▸ **Problem details**: Write each line of the material exactly as given, from the top through the line that contains "-0.00035, -0.00035, -0.00035]", and omit all pictures.

▸ **Dataset content**:
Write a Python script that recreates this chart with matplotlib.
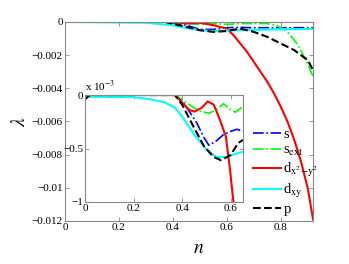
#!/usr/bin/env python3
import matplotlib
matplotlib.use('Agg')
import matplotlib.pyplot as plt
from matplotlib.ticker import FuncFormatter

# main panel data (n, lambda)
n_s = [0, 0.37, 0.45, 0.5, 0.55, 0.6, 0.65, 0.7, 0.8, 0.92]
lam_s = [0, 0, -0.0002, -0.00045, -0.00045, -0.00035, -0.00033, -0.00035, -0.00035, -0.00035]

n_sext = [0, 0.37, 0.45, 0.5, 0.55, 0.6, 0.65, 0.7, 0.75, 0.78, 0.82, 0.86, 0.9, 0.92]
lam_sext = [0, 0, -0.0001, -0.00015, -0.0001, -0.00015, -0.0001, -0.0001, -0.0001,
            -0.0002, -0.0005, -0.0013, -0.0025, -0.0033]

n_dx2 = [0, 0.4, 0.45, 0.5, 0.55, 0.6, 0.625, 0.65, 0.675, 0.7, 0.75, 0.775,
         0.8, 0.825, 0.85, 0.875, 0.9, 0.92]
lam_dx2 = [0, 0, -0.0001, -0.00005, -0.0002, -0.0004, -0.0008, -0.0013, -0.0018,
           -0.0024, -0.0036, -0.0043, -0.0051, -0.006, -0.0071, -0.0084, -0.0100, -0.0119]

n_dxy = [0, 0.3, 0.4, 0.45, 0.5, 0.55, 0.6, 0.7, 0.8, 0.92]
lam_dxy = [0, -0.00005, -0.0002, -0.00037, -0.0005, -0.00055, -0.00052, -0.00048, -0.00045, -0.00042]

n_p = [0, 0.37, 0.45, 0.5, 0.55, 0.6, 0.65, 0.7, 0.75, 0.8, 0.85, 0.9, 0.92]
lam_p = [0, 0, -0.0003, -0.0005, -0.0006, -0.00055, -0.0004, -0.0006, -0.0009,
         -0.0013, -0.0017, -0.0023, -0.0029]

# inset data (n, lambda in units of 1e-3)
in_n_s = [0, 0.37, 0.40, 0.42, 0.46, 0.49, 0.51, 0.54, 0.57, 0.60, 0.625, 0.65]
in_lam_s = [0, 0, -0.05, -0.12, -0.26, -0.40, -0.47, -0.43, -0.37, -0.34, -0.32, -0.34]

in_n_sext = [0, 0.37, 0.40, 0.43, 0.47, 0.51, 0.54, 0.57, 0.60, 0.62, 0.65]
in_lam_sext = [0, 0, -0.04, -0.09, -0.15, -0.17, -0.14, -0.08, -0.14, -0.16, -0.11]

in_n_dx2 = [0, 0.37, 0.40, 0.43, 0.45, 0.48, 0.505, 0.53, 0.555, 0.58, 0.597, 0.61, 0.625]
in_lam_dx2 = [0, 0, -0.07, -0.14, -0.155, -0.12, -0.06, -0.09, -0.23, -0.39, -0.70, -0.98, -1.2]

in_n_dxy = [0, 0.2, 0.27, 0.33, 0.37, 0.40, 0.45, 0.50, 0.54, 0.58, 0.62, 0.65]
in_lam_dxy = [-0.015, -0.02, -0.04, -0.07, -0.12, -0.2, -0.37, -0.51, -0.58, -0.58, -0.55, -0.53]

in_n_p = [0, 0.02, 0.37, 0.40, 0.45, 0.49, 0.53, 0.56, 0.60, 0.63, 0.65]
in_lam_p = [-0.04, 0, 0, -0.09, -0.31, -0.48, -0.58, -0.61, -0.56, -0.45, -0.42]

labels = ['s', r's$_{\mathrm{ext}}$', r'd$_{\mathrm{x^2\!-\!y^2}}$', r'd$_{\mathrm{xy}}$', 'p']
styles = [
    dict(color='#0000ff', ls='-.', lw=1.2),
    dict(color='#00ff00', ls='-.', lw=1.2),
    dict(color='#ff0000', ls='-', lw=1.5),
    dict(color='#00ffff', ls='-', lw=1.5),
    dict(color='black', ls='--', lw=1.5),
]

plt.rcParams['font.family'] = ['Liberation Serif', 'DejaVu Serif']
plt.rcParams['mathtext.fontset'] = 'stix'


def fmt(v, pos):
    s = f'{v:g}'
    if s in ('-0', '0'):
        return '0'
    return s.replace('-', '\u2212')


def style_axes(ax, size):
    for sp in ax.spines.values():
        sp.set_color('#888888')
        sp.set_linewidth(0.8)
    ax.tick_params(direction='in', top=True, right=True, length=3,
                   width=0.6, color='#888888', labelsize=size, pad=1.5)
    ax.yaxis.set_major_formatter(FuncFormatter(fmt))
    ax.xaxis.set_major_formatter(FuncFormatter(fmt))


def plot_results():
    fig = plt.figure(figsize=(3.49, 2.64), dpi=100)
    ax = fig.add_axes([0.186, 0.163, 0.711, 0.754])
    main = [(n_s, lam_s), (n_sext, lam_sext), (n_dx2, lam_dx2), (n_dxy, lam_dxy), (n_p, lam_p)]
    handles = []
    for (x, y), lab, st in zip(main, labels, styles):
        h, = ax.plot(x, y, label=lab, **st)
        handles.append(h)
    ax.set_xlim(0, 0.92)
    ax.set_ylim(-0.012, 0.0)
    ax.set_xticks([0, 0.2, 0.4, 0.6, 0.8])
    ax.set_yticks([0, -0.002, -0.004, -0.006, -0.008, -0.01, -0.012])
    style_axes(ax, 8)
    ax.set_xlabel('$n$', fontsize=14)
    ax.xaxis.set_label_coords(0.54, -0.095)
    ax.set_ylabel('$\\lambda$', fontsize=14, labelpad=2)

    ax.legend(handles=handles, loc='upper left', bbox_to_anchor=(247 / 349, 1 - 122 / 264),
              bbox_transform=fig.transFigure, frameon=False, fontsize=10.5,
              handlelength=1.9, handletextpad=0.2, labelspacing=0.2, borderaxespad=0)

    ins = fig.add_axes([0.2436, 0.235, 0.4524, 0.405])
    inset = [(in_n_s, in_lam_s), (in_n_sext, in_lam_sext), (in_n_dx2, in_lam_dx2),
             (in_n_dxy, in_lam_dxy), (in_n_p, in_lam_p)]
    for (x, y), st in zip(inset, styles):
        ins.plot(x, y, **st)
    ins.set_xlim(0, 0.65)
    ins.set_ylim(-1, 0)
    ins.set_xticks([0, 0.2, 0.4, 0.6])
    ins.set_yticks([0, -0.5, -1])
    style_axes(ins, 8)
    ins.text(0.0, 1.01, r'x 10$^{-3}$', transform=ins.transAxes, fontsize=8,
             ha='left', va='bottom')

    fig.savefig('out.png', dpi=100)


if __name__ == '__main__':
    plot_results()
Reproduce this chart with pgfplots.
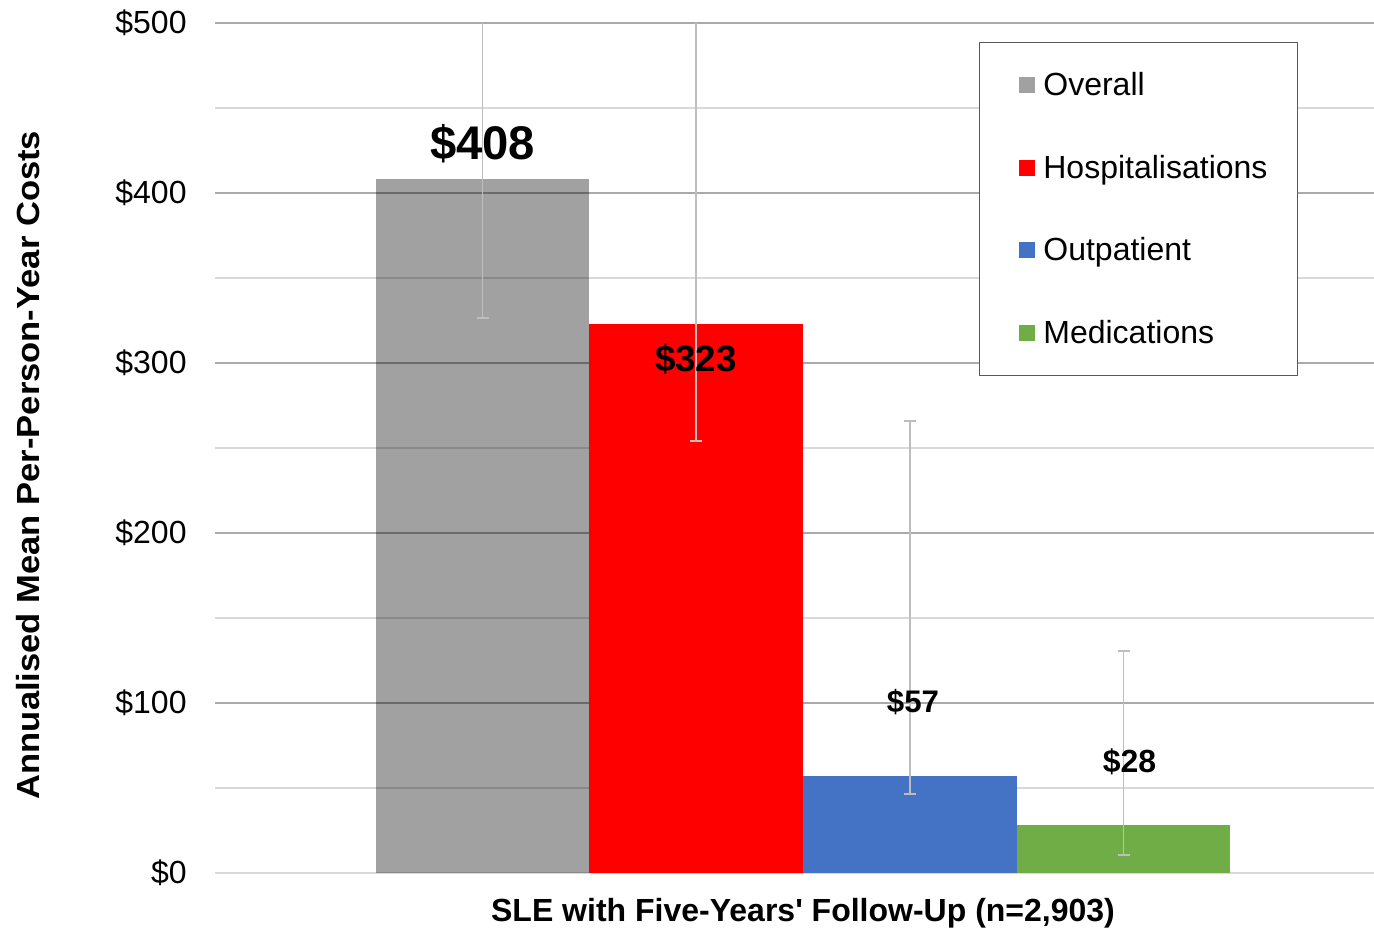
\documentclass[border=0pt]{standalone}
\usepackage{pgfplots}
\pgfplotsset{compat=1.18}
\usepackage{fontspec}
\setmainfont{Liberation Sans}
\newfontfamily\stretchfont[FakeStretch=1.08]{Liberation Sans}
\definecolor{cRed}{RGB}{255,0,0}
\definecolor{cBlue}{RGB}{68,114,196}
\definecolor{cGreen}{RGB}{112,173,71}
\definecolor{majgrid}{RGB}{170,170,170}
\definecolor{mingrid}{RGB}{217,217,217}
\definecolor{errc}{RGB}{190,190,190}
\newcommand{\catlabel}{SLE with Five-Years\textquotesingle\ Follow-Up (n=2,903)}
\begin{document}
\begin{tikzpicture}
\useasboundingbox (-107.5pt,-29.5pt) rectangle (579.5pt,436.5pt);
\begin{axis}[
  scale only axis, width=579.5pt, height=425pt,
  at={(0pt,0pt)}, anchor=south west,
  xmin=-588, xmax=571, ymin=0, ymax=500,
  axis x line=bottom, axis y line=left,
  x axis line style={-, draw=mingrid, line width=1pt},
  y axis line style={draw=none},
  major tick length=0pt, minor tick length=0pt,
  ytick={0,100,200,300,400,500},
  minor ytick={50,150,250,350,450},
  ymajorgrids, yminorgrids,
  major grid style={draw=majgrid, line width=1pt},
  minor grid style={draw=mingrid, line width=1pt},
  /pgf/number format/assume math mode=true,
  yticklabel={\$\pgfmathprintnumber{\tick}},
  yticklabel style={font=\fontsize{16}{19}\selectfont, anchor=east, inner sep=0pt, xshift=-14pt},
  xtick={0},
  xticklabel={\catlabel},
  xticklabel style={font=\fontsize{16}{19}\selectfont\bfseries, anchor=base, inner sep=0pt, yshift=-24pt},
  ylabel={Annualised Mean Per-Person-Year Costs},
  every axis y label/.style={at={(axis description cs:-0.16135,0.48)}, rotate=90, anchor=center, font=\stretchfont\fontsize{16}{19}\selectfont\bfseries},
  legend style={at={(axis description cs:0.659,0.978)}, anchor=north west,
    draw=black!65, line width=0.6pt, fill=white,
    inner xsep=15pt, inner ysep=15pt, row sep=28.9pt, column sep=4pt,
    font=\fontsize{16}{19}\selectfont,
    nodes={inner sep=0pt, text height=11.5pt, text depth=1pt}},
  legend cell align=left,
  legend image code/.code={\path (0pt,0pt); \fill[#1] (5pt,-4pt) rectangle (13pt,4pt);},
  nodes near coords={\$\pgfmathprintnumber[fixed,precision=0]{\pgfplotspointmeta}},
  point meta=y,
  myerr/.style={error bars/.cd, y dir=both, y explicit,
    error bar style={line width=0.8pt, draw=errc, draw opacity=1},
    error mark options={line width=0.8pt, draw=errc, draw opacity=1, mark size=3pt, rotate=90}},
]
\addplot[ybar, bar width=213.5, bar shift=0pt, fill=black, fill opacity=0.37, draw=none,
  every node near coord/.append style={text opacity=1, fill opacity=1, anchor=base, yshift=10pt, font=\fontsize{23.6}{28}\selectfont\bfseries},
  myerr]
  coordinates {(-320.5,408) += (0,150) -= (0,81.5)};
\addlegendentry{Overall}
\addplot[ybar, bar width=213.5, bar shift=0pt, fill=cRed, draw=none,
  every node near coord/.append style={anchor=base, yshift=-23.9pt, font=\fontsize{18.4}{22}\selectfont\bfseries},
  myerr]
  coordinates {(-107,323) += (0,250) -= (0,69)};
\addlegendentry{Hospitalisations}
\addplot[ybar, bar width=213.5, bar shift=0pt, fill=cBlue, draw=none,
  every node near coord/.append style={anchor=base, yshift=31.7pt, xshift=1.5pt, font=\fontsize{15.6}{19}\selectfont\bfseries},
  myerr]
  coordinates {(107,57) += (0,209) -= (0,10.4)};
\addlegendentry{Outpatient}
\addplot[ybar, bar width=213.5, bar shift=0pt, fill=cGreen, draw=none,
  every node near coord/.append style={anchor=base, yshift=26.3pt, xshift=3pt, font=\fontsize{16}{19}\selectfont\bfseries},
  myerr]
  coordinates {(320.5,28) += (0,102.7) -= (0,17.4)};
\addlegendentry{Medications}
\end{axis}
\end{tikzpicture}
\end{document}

▸ **Response**:
Write a Python script that recreates this chart with matplotlib.
#!/usr/bin/env python3
import matplotlib
matplotlib.use('Agg')
import matplotlib.pyplot as plt
from matplotlib.ticker import FuncFormatter

# main panel data (n, lambda)
n_s = [0, 0.37, 0.45, 0.5, 0.55, 0.6, 0.65, 0.7, 0.8, 0.92]
lam_s = [0, 0, -0.0002, -0.00045, -0.00045, -0.00035, -0.00033, -0.00035, -0.00035, -0.00035]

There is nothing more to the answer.